技術的思想3記載の走行制御装置によれば、技術的思想1または2記載の走行制御装置の奏する効果に加え、次の効果を奏する。即ち、第1推定手段では、車両が走行を開始するときと比較して、車両情報記憶手段の車両情報により示される車両位置と目標位置との距離が短くなる場合に、現実の位置関係が特定される。基準位置から測定対象までの距離を測定する場合には、基準位置から測定対象までの距離が長いほど測定誤差が大きくなる。そのため、車両が走行を開始するときと比較して、車両位置と目標位置との距離が長い場合に、特定手段により現実の位置関係を特定すると、現実の位置関係に含まれる誤差が大きくなり、車両が走行を開始するときよりも、かえって目標位置がずれてしまうおそれがある。請求項3記載の走行制御装置によれば、車両が走行を開始するときよりも、目標位置がずれてしまうおそれがある場合には、特定手段による特定を抑制でき、情報変更手段による変更を抑制できる。従って、情報変更手段による変更により、目標位置がずれてしまう可能性を抑制できるので、車両が目標位置へ到着する可能性をより向上させることができるという効果がある。

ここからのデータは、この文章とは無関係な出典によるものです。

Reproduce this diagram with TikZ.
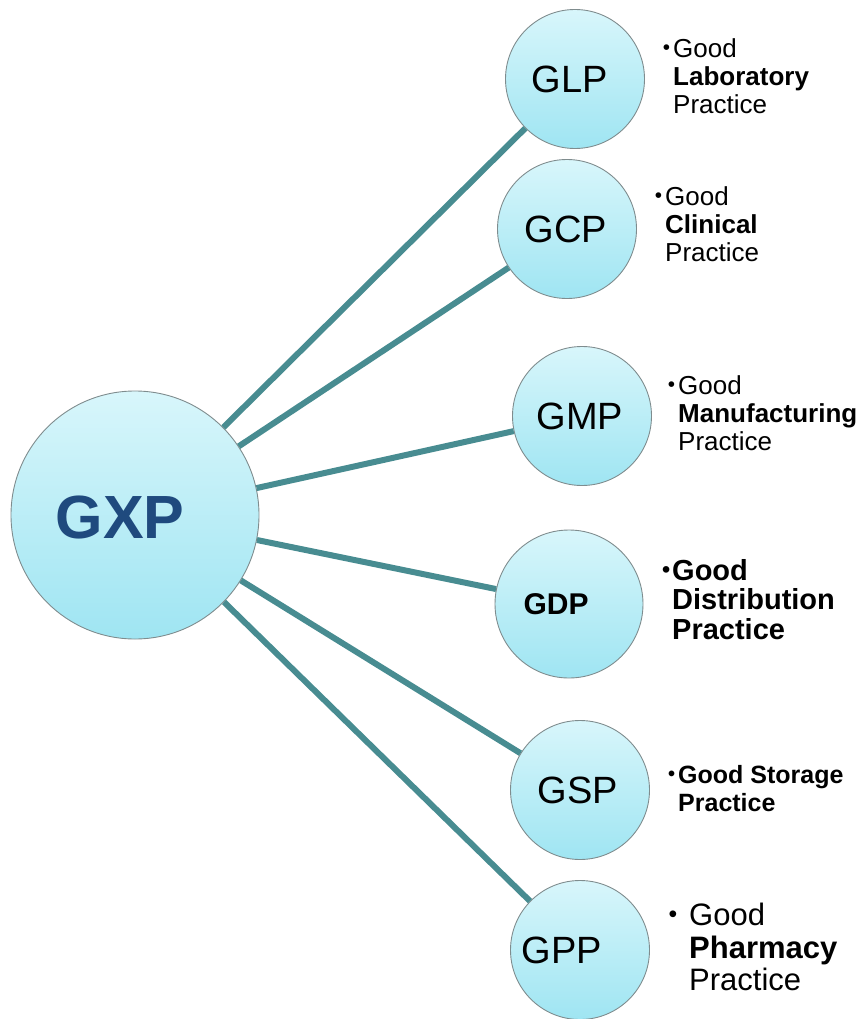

技術的思想4記載の走行制御装置によれば、技術的思想1から3の何れかに記載の走行制御装置の奏する効果に加え、次の効果を奏する。即ち、特定手段により特定される現実の目標位置へ車両が経路情報記憶手段に記憶されている経路情報を利用して至るように、走行制御手段により用いられる情報が、特定手段により特定される現実の位置関係に基づいて情報変更手段により補正される。よって、走行制御手段の制御により、走行経路から車両が外れた状態で走行していても、現実の目標位置まで車両が既存の走行経路を利用して至るように、走行制御手段により用いられる情報を補正できる。従って、その後は、現実の目標位置まで走行経路に沿って車両が走行するように車両の走行を制御できる。また、車両と目標位置との現実の位置関係を特定した場合に、走行経路を新たに生成し、その新たな走行経路を車両に走行させるのではなく、既存の走行経路を利用して車両を走行させることができる。よって、走行経路を新たに生成する場合と比較して、車両の走行経路が延びることを抑制できる。従って、情報変更手段による補正が行われた後に、走行経路から車両が外れることを抑制できるので、車両が目標位置に到着する可能性をさらに向上させることができるという効果がある。